Ring Segmentation using Attention UNet

0. What is Attention UNet?

Attention UNet is UNet combined with attention mechanism to enhance thinner details of ring boundaries (see 0. What is UNet?).
Similar to UNet, certain inputs and expected segmentations (== ground-truth) are needed for training.
Following training, the model’s inference phase generates a distance map.
This plugin applies Attention UNet on the ring segmentation.
Rather than producing an instance segmentation, Attention UNet indicates the response to the query, “How far is this pixel from the actual ring boundary?”, which will be contained in each pixel.

You can retrain the model if you have some annotated data by using the file ./src/tree_ring_analyzer/training.py on Tree Ring Analyzer GitHub.
Before starting, you have to perform augmentation (Section 2), and create the two folders named “models” and “history” to store all the new model and history versions you create.
You can name the model as you like.
The outputs produced by this script include:
- history/{name}.json: a dictionary that contains a record of training metrics (e.g., loss, accuracy) for each epoch.
- models/{name}.keras: a model saved in Keras format.
- models/{name}.h5: a model saved in H5 format.

To increase the data variablity, we need to apply augmentation to ensure that the model generalizes well to different types of data.

The data augmentation includes:

Basic augmentation:
- Flipping: The images are randomly flipped horizontally and/or vertically.
- Random rotations: The images are randomly rotated from -20 degrees to 20 degrees.
- 90-degree rotations: The images are randomly rotated in 90, 180, and 270 degrees.
Hole augmentation: The images are randomly added white holes.

These augmentations are applied before cropping and training to provide a wider variety of spatial and contextual information.

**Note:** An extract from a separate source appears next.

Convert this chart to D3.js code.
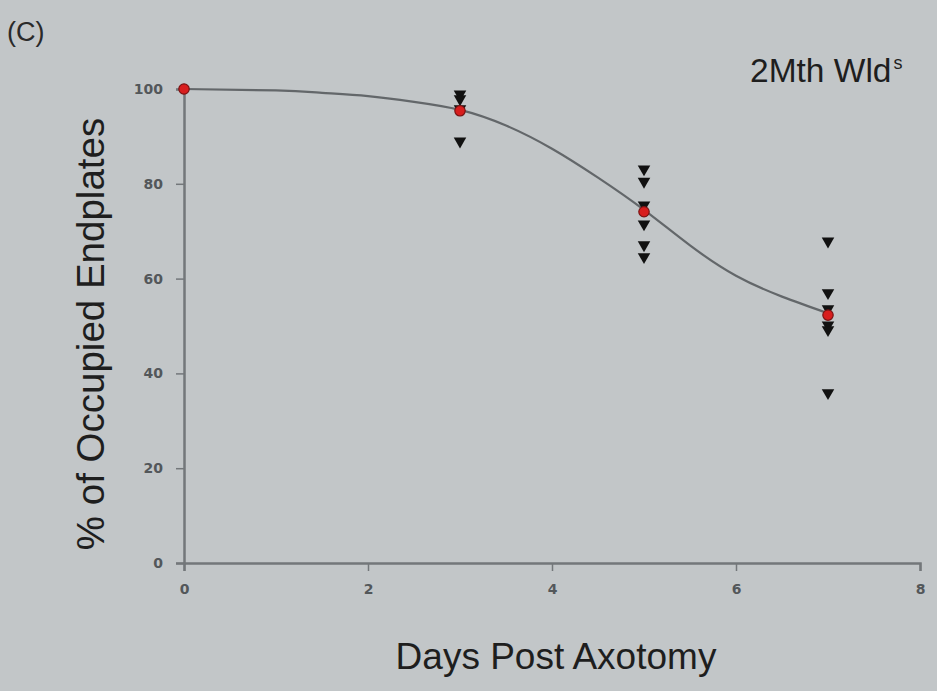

There is a massive imbalance between the background and foreground classes.
To address that problem, we dilate the ground truth, then calculate the Euclidean distance from the foreground elements to the corresponding nearest background elements, making the ground truth value now ranging from 0 to 13.
It will make the model easier to learn the thin details of ring boundaries.

We convert images to gray scale using the NTSC (National Television System Committee) formula.

We crop the original images to 256x256 pixels with overlap of 60 pixels to ensure computational efficiency.

If you already have a Python environment in which “Tree Ring Analyzer” is installed, it already contains everything you need to prepare dataset and train a model.
To prepare dataset, you just have to fill the settings described below, and run the script ./src/tree_ring_analyzer/preprocessing.py.

Name	Description
input_path	Directory of original images.
mask_path	Directory of ground truths.
pith_path	Directory to save pre-processed images for training pith-prediction model. If you just want to generate ring dataset, pith_path should be None.
tile_path	Directory to save pre-processed images for training ring-segmentation model.
whiteHoles	True/False. If True, the white holes will be added into ring dataset for augmentation (default is True).
gaussianHoles	True/False. If True, the gaussian holes will be added into ring dataset for augmentation (default is False).
changeColor	True/False. If True, the order of image channels will be changed for augmentation (default is False).
dilate	An integer. If not None, the tree rings in ground truth will be dilated with the given number of iterations before calculating the distance map (default is 10).
distance	True/False. If True, distance map will be calculated.
skeleton	True/False. If True, the tree rings in ground truth will be skeletonized.

To launch the training, you just have to fill the settings described below, and run the script ./src/tree_ring_analyzer/training.py.

Name	Description
train_input_path	Directory of training input path.
train_mask_path	Directory of training mask path.
val_input_path	Directory of validation input path.
val_mask_path	Directory of validation mask path.
filter_num	The number of filters in Attention UNet architecture (default is [16, 24, 40, 80, 960]).
attention	True/False. In this case, attention is True to use Attention UNet for training.
output_activation	Output activation. In ring segmentation, the recommended output activation is ‘linear’.
loss	Loss function. In ring segmentation, the recommended loss function is ‘mse’.
name	Name of the saved model.
numEpochs	Number of epochs. In ring segmentation, the recommended number is 30.
input_size	Size of input. Default is (256, 256, 1).

This model consumes patches of 256×256 pixels, with an overlap of 60 pixels.
The merging is performed with the alpha-blending technique described on the page where the patches creation is explained.